L’idée de départ était, pour Glénat, de faire le portrait d’hommes et de femmes hors du commun, qu’ils soient des héros ou des salauds.
Des personnages vivant et agissant dans les périodes troubles de l’histoire contemporaine. J’espère que ce projet de collection sera suivi d’effet et que nous n’en resterons pas là ; il y a de quoi faire ! J’aime énormément « Il était une fois en France » , une des meilleures séries récentes que l’on puisse lire, selon moi !
Entre la fin des années 30 et celle des années 40, il ne fait pas bon vivre dans notre pays : à la crise économique et à l’émergence d’idéologies extrêmes succèdent les destructions du deuxième conflit mondial et les déchirements de l’après-guerre.
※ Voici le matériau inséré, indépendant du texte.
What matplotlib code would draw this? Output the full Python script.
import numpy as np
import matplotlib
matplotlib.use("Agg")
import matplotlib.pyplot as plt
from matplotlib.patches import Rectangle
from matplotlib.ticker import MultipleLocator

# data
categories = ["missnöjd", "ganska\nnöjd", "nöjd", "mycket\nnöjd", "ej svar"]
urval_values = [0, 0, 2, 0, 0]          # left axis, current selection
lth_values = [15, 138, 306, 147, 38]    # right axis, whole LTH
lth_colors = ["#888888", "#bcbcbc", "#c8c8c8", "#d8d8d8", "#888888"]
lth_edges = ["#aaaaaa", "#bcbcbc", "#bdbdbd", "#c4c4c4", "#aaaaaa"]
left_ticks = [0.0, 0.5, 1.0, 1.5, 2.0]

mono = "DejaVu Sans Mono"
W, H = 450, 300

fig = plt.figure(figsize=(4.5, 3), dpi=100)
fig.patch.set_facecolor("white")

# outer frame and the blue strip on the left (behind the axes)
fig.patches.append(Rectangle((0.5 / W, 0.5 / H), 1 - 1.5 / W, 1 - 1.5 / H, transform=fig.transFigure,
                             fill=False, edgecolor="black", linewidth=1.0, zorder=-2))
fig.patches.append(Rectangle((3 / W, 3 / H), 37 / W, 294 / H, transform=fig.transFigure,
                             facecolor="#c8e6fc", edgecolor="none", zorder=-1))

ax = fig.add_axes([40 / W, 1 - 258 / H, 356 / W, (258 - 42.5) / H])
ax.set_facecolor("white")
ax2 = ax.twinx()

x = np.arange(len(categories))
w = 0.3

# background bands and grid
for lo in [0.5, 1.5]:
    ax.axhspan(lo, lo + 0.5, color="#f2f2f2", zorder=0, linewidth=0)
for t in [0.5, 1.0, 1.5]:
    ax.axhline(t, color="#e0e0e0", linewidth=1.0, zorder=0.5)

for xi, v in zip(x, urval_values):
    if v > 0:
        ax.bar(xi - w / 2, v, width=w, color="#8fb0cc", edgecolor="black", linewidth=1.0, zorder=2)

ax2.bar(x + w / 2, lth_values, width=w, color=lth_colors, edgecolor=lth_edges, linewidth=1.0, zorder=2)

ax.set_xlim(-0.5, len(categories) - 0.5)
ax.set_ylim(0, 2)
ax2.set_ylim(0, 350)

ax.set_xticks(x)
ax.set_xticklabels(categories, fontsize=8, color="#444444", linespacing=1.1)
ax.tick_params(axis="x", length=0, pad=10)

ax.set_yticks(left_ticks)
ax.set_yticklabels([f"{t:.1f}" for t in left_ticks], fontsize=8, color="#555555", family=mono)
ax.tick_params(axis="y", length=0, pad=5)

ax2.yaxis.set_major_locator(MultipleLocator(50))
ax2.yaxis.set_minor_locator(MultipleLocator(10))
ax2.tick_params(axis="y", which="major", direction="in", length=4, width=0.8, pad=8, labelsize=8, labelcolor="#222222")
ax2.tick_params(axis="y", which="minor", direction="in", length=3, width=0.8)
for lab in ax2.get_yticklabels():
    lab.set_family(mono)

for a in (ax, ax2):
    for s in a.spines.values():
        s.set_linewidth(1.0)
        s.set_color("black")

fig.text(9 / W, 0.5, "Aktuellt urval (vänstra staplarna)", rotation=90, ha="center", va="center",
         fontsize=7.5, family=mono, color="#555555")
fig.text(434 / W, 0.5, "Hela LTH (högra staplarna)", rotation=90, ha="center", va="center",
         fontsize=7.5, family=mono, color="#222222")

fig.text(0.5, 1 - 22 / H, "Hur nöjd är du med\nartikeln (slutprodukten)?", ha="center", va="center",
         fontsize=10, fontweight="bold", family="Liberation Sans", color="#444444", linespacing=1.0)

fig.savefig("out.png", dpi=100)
C’est à cette époque que naît, culmine et finit l’incroyable trajectoire de Joseph Joanovici.
Un récit tout en flash-back (comme « Il était une fois en Amérique » de Sergio Leone !) mené de main de maître par Fabien Nury et Sylvain Vallée. En 1965, Joseph est en train de mourir dans la misère, veillé par sa fidèle compagne Lucie Schmidt et surveillé par son pire ennemi, le juge Legentil.
En 1905, Joseph se cache en compagnie de la petite Éva, pour échapper aux pogroms qui sont monnaie courante dans sa Bessarabie natale. Devenus adultes, ils se marient et viennent en France. Joanovici est illettré, inculte, mais rusé et doté d’un incroyable sens des affaires. Il fait fortune dans le commerce de ferraille : son lien quasi viscéral avec le métal est illustré par une scène qui revient plusieurs fois dans la série où on le voit mordre dans un échantillon pour juger de sa qualité !
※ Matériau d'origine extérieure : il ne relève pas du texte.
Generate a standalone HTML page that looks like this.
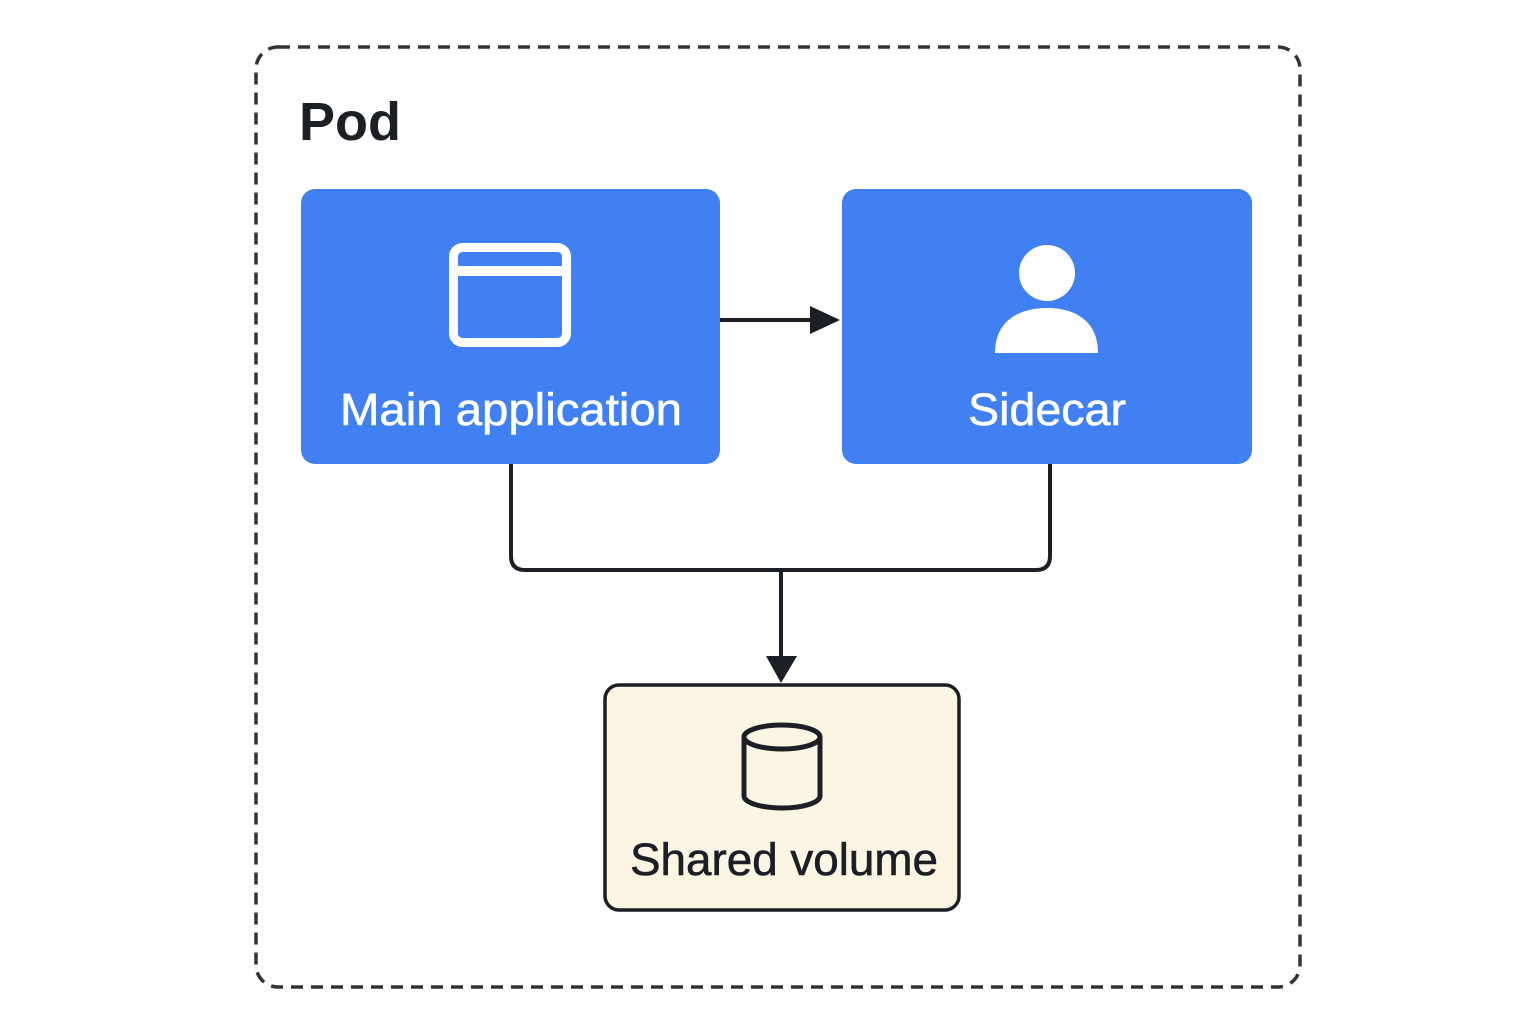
<!DOCTYPE html>
<html><head><meta charset="utf-8"><style>
html,body{margin:0;padding:0;background:#fff;}
svg{display:block;}
text{font-family:"Liberation Sans",sans-serif;}
</style></head><body>
<svg width="1536" height="1024" viewBox="0 0 1536 1024" xmlns="http://www.w3.org/2000/svg">
<rect x="256" y="47" width="1044" height="940" rx="22" fill="none" stroke="#333" stroke-width="3.5" stroke-dasharray="12 8"/>
<text x="299" y="140" font-size="54" font-weight="bold" fill="#1c1f26">Pod</text>
<rect x="301" y="189" width="419" height="275" rx="14" fill="#4080f2"/>
<rect x="842" y="189" width="410" height="275" rx="14" fill="#4080f2"/>
<rect x="453.5" y="247.5" width="113" height="95" rx="9" fill="none" stroke="#fff" stroke-width="9"/>
<rect x="453" y="266" width="114" height="10" fill="#fff"/>
<circle cx="1047" cy="273" r="28" fill="#fff"/>
<path d="M995 353 C995 320 1020 308 1047 308 C1074 308 1098 320 1098 353 Z" fill="#fff"/>
<text x="340" y="425" font-size="45" fill="#fff" stroke="#fff" stroke-width="0.6" textLength="342" lengthAdjust="spacingAndGlyphs">Main application</text>
<text x="968" y="425" font-size="45" fill="#fff" stroke="#fff" stroke-width="0.6" textLength="158" lengthAdjust="spacingAndGlyphs">Sidecar</text>
<line x1="720" y1="320" x2="814" y2="320" stroke="#1c1f26" stroke-width="4"/>
<polygon points="810,306 840,320 810,334" fill="#1c1f26"/>
<path d="M511 464 V556 Q511 570 525 570 H1036 Q1050 570 1050 556 V464" fill="none" stroke="#1c1f26" stroke-width="4"/>
<line x1="781" y1="570" x2="781" y2="660" stroke="#1c1f26" stroke-width="4"/>
<polygon points="766,656 797,656 781,683" fill="#1c1f26"/>
<rect x="605" y="685" width="354" height="225" rx="14" fill="#fdf5e3" stroke="#1c1f26" stroke-width="3.5"/>
<path d="M744 737 V796 A38 12 0 0 0 820 796 V737" fill="none" stroke="#1c1f26" stroke-width="5"/>
<ellipse cx="782" cy="737" rx="38" ry="12" fill="none" stroke="#1c1f26" stroke-width="5"/>
<text x="630" y="875" font-size="45" fill="#1c1f26" stroke="#1c1f26" stroke-width="0.6" textLength="308" lengthAdjust="spacingAndGlyphs">Shared volume</text>
</svg>
</body></html>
En 1940, il s’apprête à embarquer pour les USA après la mise sous séquestre de son entreprise, mais un faussaire le met en contact avec l’occupant allemand et il devient leur fournisseur attitré. Pour sauver sa peau et préserver sa famille, Joseph s’enfonce toujours plus avant dans la collaboration et achète sa tranquillité auprès de Lafont, un des chefs de la Gestapo française.
Quand le vent commence à tourner en faveur des alliés, il décide d’aider la résistance et parvient à jouer sur tous les tableaux jusqu’à la libération, mais ses choix dictés par l’urgence de la situation sont lourds de conséquences : au moins indirectement, Joanovici a désormais du sang sur les mains. Il sort de la guerre en héros, mais la vengeance personnelle d’un petit juge l’abat définitivement... En refermant ce sixième volume de « Il était une fois en France », que faut-il penser de Joseph Joanovici ?
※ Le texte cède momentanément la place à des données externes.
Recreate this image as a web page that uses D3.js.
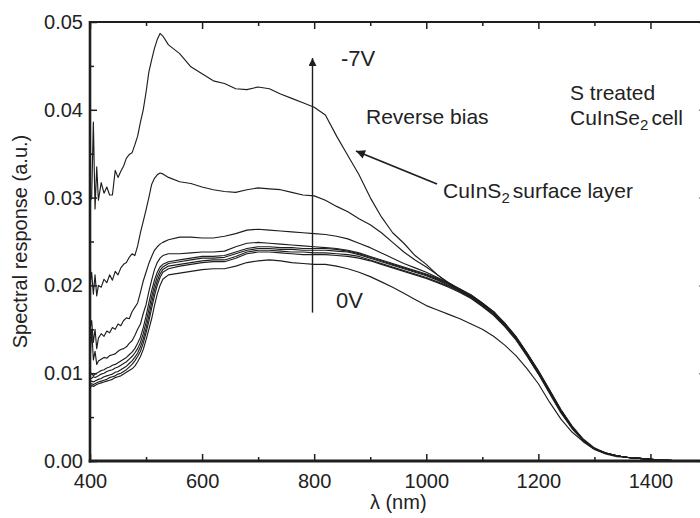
<!DOCTYPE html>
<html><head><meta charset="utf-8">
<script src="https://cdn.jsdelivr.net/npm/d3@7"></script>
<style>
body{margin:0;background:#fff}
svg{display:block}
text{font-family:Arial,"Liberation Sans",Helvetica,sans-serif;fill:#222}
</style>
</head><body>
<svg id="chart" width="700" height="518"></svg>
<script>
// ---- data ----
const wavelengths = [
400,403,406,409,412,415,420,425,430,435,
440,445,450,455,460,465,470,475,480,485,
490,495,500,505,510,515,520,525,530,540,
560,580,600,620,640,660,680,700,720,740,
760,780,800,820,840,860,880,900,920,940,
960,980,1000,1020,1040,1060,1080,1100,1120,1140,
1160,1180,1200,1220,1240,1260,1280,1300,1320,1340,
1360,1380,1400,1420,1440,1460,1480,1500];

const bias0V = [
.0083,.0086,.0085,.0086,.0087,.0088,.0089,.0090,.0091,.0092,
.0093,.0095,.0096,.0097,.0099,.0101,.0103,.0105,.0108,.0113,
.0119,.0127,.0138,.0150,.0162,.0177,.0190,.0200,.0207,.0212,
.0214,.0216,.0218,.0219,.0219,.0222,.0226,.0228,.0229,.0228,
.0226,.0225,.0224,.0224,.0222,.0219,.0215,.0210,.0204,.0198,
.0191,.0184,.0177,.0172,.0167,.0162,.0156,.0150,.0142,.0132,
.0120,.0105,.0088,.0067,.0048,.0033,.0022,.0013,.0008,.0005,
.0004,.0003,.0002,.0001,.00005,.00002,0,0];

const bias2 = [
.0087,.0088,.0087,.0088,.0089,.0090,.0091,.0092,.0093,.0095,
.0096,.0097,.0099,.0100,.0102,.0104,.0107,.0110,.0114,.0119,
.0125,.0134,.0146,.0159,.0174,.0188,.0200,.0209,.0215,.0219,
.0222,.0224,.0226,.0227,.0227,.0231,.0236,.0238,.0238,.0237,
.0236,.0235,.0235,.0235,.0234,.0233,.0231,.0228,.0224,.0220,
.0216,.0212,.0208,.0203,.0198,.0192,.0185,.0176,.0166,.0153,
.0138,.0119,.0099,.0077,.0055,.0037,.0023,.0014,.0009,.0006,
.0004,.0003,.0002,.0001,.00005,.00002,0,0];

const bias3 = [
.0090,.0091,.0090,.0091,.0092,.0093,.0094,.0096,.0097,.0098,
.0099,.0101,.0102,.0104,.0106,.0108,.0111,.0114,.0118,.0123,
.0130,.0139,.0151,.0165,.0180,.0194,.0205,.0213,.0218,.0222,
.0224,.0226,.0228,.0229,.0229,.0233,.0238,.0240,.0240,.0239,
.0238,.0238,.0237,.0237,.0236,.0235,.0233,.0229,.0225,.0221,
.0217,.0213,.0209,.0204,.0199,.0193,.0186,.0177,.0167,.0154,
.0139,.0120,.0100,.0078,.0056,.0038,.0024,.0014,.0009,.0006,
.0004,.0003,.0002,.0001,.00005,.00002,0,0];

const bias4 = [
.0095,.0094,.0096,.0095,.0096,.0097,.0099,.0100,.0102,.0103,
.0104,.0106,.0107,.0109,.0111,.0113,.0116,.0119,.0123,.0128,
.0135,.0145,.0158,.0172,.0187,.0200,.0210,.0217,.0221,.0225,
.0227,.0229,.0231,.0231,.0232,.0236,.0240,.0242,.0242,.0241,
.0241,.0240,.0240,.0240,.0239,.0238,.0235,.0231,.0227,.0223,
.0219,.0215,.0211,.0206,.0200,.0194,.0187,.0178,.0168,.0155,
.0140,.0121,.0101,.0079,.0057,.0038,.0024,.0014,.0009,.0006,
.0004,.0003,.0002,.0001,.00005,.00002,0,0];

const bias5 = [
.0098,.0100,.0097,.0099,.0100,.0101,.0103,.0104,.0106,.0107,
.0109,.0110,.0112,.0114,.0116,.0118,.0121,.0124,.0128,.0134,
.0141,.0152,.0165,.0180,.0194,.0206,.0215,.0221,.0224,.0227,
.0229,.0231,.0233,.0233,.0234,.0238,.0242,.0244,.0244,.0243,
.0243,.0242,.0242,.0242,.0241,.0239,.0236,.0232,.0228,.0224,
.0220,.0216,.0212,.0207,.0201,.0195,.0188,.0179,.0169,.0156,
.0141,.0122,.0102,.0080,.0058,.0039,.0024,.0014,.0009,.0006,
.0004,.0003,.0002,.0001,.00005,.00002,0,0];

const bias6 = [
.0112,.0150,.0115,.0125,.0110,.0114,.0116,.0118,.0117,.0120,
.0121,.0122,.0125,.0127,.0128,.0130,.0134,.0137,.0143,.0150,
.0156,.0168,.0178,.0193,.0206,.0218,.0226,.0231,.0234,.0236,
.0236,.0237,.0238,.0238,.0239,.0244,.0248,.0249,.0248,.0247,
.0246,.0245,.0244,.0243,.0242,.0240,.0237,.0233,.0229,.0225,
.0221,.0217,.0213,.0208,.0202,.0196,.0189,.0180,.0170,.0156,
.0141,.0122,.0102,.0080,.0058,.0039,.0024,.0014,.0009,.0006,
.0004,.0003,.0002,.0001,.00005,.00002,0,0];

const bias7 = [
.0150,.0160,.0135,.0150,.0128,.0140,.0145,.0142,.0148,.0146,
.0152,.0150,.0156,.0154,.0160,.0163,.0162,.0170,.0175,.0180,
.0192,.0205,.0215,.0225,.0233,.0240,.0244,.0247,.0249,.0252,
.0255,.0255,.0254,.0254,.0256,.0259,.0263,.0264,.0263,.0262,
.0261,.0260,.0259,.0258,.0256,.0253,.0248,.0243,.0237,.0231,
.0225,.0220,.0215,.0209,.0203,.0196,.0189,.0180,.0170,.0156,
.0141,.0122,.0102,.0080,.0058,.0039,.0024,.0014,.0009,.0006,
.0004,.0003,.0002,.0001,.00005,.00002,0,0];

const bias8 = [
.0200,.0215,.0190,.0212,.0188,.0200,.0198,.0207,.0203,.0212,
.0206,.0216,.0212,.0220,.0224,.0226,.0232,.0236,.0234,.0245,
.0260,.0273,.0286,.0300,.0315,.0322,.0326,.0328,.0327,.0323,
.0318,.0316,.0312,.0309,.0307,.0306,.0309,.0311,.0310,.0309,
.0306,.0303,.0302,.0297,.0290,.0284,.0276,.0269,.0260,.0249,
.0238,.0229,.0221,.0212,.0203,.0195,.0187,.0179,.0170,.0157,
.0141,.0122,.0102,.0080,.0058,.0039,.0024,.0014,.0009,.0006,
.0004,.0003,.0002,.0001,.00005,.00002,0,0];

const bias7V = [
.0295,.0300,.0386,.0287,.0335,.0297,.0317,.0305,.0312,.0303,
.0303,.0331,.0323,.0330,.0336,.0345,.0349,.0351,.0360,.0370,
.0386,.0400,.0420,.0443,.0457,.0470,.0480,.0487,.0484,.0474,
.0464,.0449,.0441,.0433,.0430,.0424,.0423,.0426,.0424,.0418,
.0413,.0408,.0403,.0394,.0370,.0348,.0326,.0300,.0278,.0260,
.0248,.0234,.0224,.0212,.0202,.0193,.0186,.0178,.0170,.0157,
.0142,.0123,.0103,.0081,.0059,.0040,.0025,.0015,.0009,.0006,
.0004,.0003,.0002,.0001,.00005,.00002,0,0];

const seriesList = [bias0V, bias2, bias3, bias4, bias5, bias6, bias7, bias8, bias7V];

const xMajorTicks = [400,600,800,1000,1200,1400];
const xMinorTicks = [500,700,900,1100,1300,1500];
const yMajorTicks = [0,0.01,0.02,0.03,0.04,0.05];
const yMinorTicks = [0.005,0.015,0.025,0.035,0.045];

// ---- drawing ----
const svg = d3.select("#chart");
const x = d3.scaleLinear().domain([400,1500]).range([90,706.5]);
const y = d3.scaleLinear().domain([0,0.05]).range([461,22]);
const ink = "#1e1e1e";

// curves
const line = d3.line().x((d,i)=>x(wavelengths[i])).y(d=>y(d));
svg.append("g").selectAll("path").data(seriesList).join("path")
  .attr("d", line).attr("fill","none").attr("stroke",ink)
  .attr("stroke-width",1.15).attr("stroke-linejoin","round");

function styleAxis(g){
  g.select(".domain").remove();
  g.selectAll(".tick line").attr("stroke",ink).attr("stroke-width",1.5);
  g.selectAll("text").attr("font-size",20).attr("fill","#222")
   .attr("font-family","Arial, 'Liberation Sans', sans-serif");
}
// left
svg.append("g").attr("transform",`translate(${x(400)},0)`)
  .call(d3.axisLeft(y).tickValues(yMajorTicks).tickFormat(d3.format(".2f")).tickSize(-7).tickPadding(7)).call(styleAxis);
svg.append("g").attr("transform",`translate(${x(400)},0)`)
  .call(d3.axisLeft(y).tickValues(yMinorTicks).tickFormat("").tickSize(-4)).call(styleAxis);
// right
svg.append("g").attr("transform",`translate(${x(1500)},0)`)
  .call(d3.axisRight(y).tickValues(yMajorTicks).tickFormat("").tickSize(-7)).call(styleAxis);
svg.append("g").attr("transform",`translate(${x(1500)},0)`)
  .call(d3.axisRight(y).tickValues(yMinorTicks).tickFormat("").tickSize(-4)).call(styleAxis);
// bottom
svg.append("g").attr("transform",`translate(0,${y(0)})`)
  .call(d3.axisBottom(x).tickValues(xMajorTicks).tickFormat(d3.format("d")).tickSize(-7).tickPadding(13)).call(styleAxis);
svg.append("g").attr("transform",`translate(0,${y(0)})`)
  .call(d3.axisBottom(x).tickValues(xMinorTicks).tickFormat("").tickSize(-4)).call(styleAxis);
// top
svg.append("g").attr("transform",`translate(0,${y(0.05)})`)
  .call(d3.axisTop(x).tickValues(xMajorTicks).tickFormat("").tickSize(-7)).call(styleAxis);
svg.append("g").attr("transform",`translate(0,${y(0.05)})`)
  .call(d3.axisTop(x).tickValues(xMinorTicks).tickFormat("").tickSize(-4)).call(styleAxis);

// frame lines
svg.append("line").attr("x1",x(400)).attr("x2",x(1500)).attr("y1",y(0.05)).attr("y2",y(0.05)).attr("stroke",ink).attr("stroke-width",1.8);
svg.append("line").attr("x1",x(1500)).attr("x2",x(1500)).attr("y1",y(0.05)).attr("y2",y(0)).attr("stroke",ink).attr("stroke-width",1.8);
svg.append("line").attr("x1",x(400)).attr("x2",x(400)).attr("y1",y(0.05)-1).attr("y2",y(0)+1.5).attr("stroke",ink).attr("stroke-width",2.6);
svg.append("line").attr("x1",x(400)-1.3).attr("x2",x(1500)).attr("y1",y(0)).attr("y2",y(0)).attr("stroke",ink).attr("stroke-width",3);

// axis titles
svg.append("text").attr("x",(x(400)+x(1500))/2).attr("y",509).attr("text-anchor","middle")
  .attr("font-size",20).text("λ (nm)");
svg.append("text").attr("transform",`translate(27,${(y(0)+y(0.05))/2}) rotate(-90)`)
  .attr("text-anchor","middle").attr("font-size",20).text("Spectral response (a.u.)");

// arrow markers
const defs = svg.append("defs");
defs.append("marker").attr("id","headV").attr("viewBox","0 0 10 10").attr("refX",10).attr("refY",5)
  .attr("markerUnits","userSpaceOnUse").attr("markerWidth",16).attr("markerHeight",8).attr("orient","auto")
  .append("path").attr("d","M0,0L10,5L0,10z").attr("fill",ink);
defs.append("marker").attr("id","headD").attr("viewBox","0 0 10 10").attr("refX",10).attr("refY",5)
  .attr("markerUnits","userSpaceOnUse").attr("markerWidth",15).attr("markerHeight",9).attr("orient","auto")
  .append("path").attr("d","M0,0L10,5L0,10z").attr("fill",ink);

// vertical bias arrow
svg.append("line").attr("x1",x(797)).attr("x2",x(797)).attr("y1",y(0.0169)).attr("y2",y(0.0459))
  .attr("stroke",ink).attr("stroke-width",1.4).attr("marker-end","url(#headV)");
// diagonal arrow to CuInS2 feature
svg.append("line").attr("x1",437).attr("x2",356).attr("y1",184).attr("y2",151)
  .attr("stroke",ink).attr("stroke-width",1.8).attr("marker-end","url(#headD)");

// annotations
const ann = svg.append("g").attr("font-size",21);
ann.append("text").attr("x",341).attr("y",66).attr("font-size",22).text("-7V");
ann.append("text").attr("x",336).attr("y",308).attr("font-size",22).text("0V");
ann.append("text").attr("x",366).attr("y",124).text("Reverse bias");
ann.append("text").attr("x",570).attr("y",100).text("S treated");
const t2 = ann.append("text").attr("x",570).attr("y",125);
t2.append("tspan").text("CuInSe");
t2.append("tspan").attr("font-size",15).attr("dy",5).text("2");
t2.append("tspan").attr("dy",-5).attr("dx",3).text("cell");
const t3 = ann.append("text").attr("x",443).attr("y",198);
t3.append("tspan").text("CuInS");
t3.append("tspan").attr("font-size",15).attr("dy",5).text("2");
t3.append("tspan").attr("dy",-5).attr("dx",3).text("surface layer");
</script>
</body></html>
Que c’est un homme sans scrupules, employant des méthodes de voyou. Mais un homme poursuivi par la haine et l’envie tout au long de son existence, ce qui le pousse peut-être à devenir un monstre d’amoralité. Et surtout, une cible facile pour les épurateurs acharnés en 1945.
Alors que des salauds comme René Bousquet et Maurice Papon échappent au glaive de la justice...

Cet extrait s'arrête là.